Un référendum s’est tenu le jeudi 3 décembre au Danemark (1). Il a vu la nette victoire du « non » et des eurosceptiques. Au-delà du résultat, ce référendum soulève de multiples interrogations. La première concerne le faible retentissement médiatique de ce référendum en France.
L'étonnant silence de la presse française
On est frappé par la rareté des commentaires dans les médias français. Un simple test le prouve. Une demande de recherche sur Google actualités ne produit que 170 résultats, dont certains ne concernent pas les médias français. Dans une liste d'environ 150 références des médias français (2), on trouve une très large part d'articles qui ne sont que des reprises, soit in extenso soit partielle, de l'article qui a été publié le 3 décembre au soir par l'AFP. La différence avec la presse anglo-saxonne ici saute aux yeux. Les commentaires sur ce référendum ont été nombreux (3).

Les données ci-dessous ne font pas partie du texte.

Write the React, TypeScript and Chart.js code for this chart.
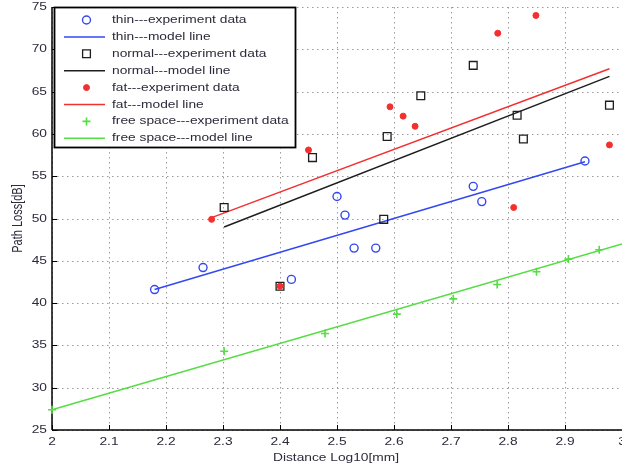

On constate une nouvelle fois que, quand peuvent se retrouver sur un terrain commun, des souverainistes de gauche et de droite, ces derniers ont une large majorité. Ceci avait déjà été constaté en France lors du référendum de 2005 sur le projet de traité constitutionnel européen. Et ceci gêne sans doute autant, voire plus, les éditorialistes à gages de notre presse nationale que le simple résultat. Cela pourrait donner des idées au bon peuple de France. Voici donc une autre raison de ce silence relatif, et il faut le dire bien intéressé. Ce référendum porte en lui une critique de l'européisme. C'est pourquoi il convient de faire silence dessus. Ah, elle est belle la presse libre en France; elle est belle mais elle est surtout silencieuse quand il convient à ses propriétaires…
Dans les rares articles que les journaux, ou les autres médias français, consacrent aux résultats de ce référendum, on pointe avant tout la nature « technique » de la question posée: fallait-il remettre en cause les clauses dites « d'opting-out » négociées par le Danemark avec l'Union européenne pour permettre une meilleure coopération policière entre ce pays et les instances policières européennes (Europol pour les nommer). Mais, si l'énoncé de la question était assurément technique, il faut beaucoup d'aveuglement, bien de la cécité volontaire, pour ne pas voir que la réponse apportée par les danois fut avant tout politique.
Il convient ici de rappeler que ce référendum a connu une forte participation. Près de 72% des électeurs danois se sont déplacés pour voter, ce qui constitue un record dans des référendums portant sur l'Europe. C'est bien la preuve que les danois ont compris que, derrière une apparence technique, la question était bien avant tout politique. D'ailleurs, cette dimension politique ressortait bien de la campagne qui se déroula avant ce référendum. Les questions de la suspension des accords de Schengen, de l'intégration européenne, des coopérations multiples, furent en réalité largement débattues.
L'heure des bilans
Ces bilans vont se multiplier, que les dirigeants le veuillent ou non. La Grande-Bretagne votera sur son appartenance à l'Union européenne en 2016 et, n'en doutons pas, on y suit de très près les implications du référendum danois. On votera sans doute sur la question de l'Euro en Finlande, en 2016 ou en 2017. Ce vote aura aussi une importante signification. Mais, surtout, c'est dans sa pratique au jour le jour que l'Union européenne sera confrontée à cette demande de bilan.
Il est plus que temps de dresser le bilan de ces actes, d'évaluer la politique poursuivie par les institutions européennes et leurs diverses affidés, de gauche comme de droite, en Europe. On peut comprendre, à voir l'importance de l'investissement politique et symbolique qu'ils ont consenti, que les dirigeants européistes voient avec une certaine angoisse s'avancer l'heure où ils devront rendre des comptes.
(1)Milne R., « Danish referendum rejects further EU integration », The Financial Time, 3 décembre 2015.
(2)Dont le commentaire de Sputnik, « Les danois disent ‘non' à plus d'Europe ».
(3)Orange R., « Denmark delivers snub to Brussels with ‘no' in EU rules referendum », in The Telegraph, 3 décembre 2015.
(4)Jean-Jacques Mevel in Le Figaro, le 29 janvier 2015, Jean-Claude Juncker: « la Grèce doit respecter l'Europe ». Ses déclarations sont largement reprises dans l'hebdomadaire Politis, consultable en ligne: http://www.politis.fr/Juncker-dit-non-a-la-Grece-et,29890.html
(5)Evans-Pritchards A., « European 'alliance of national liberation fronts' emerges to avenge Greek defeat », The Telegraph, 29 juillet 2015.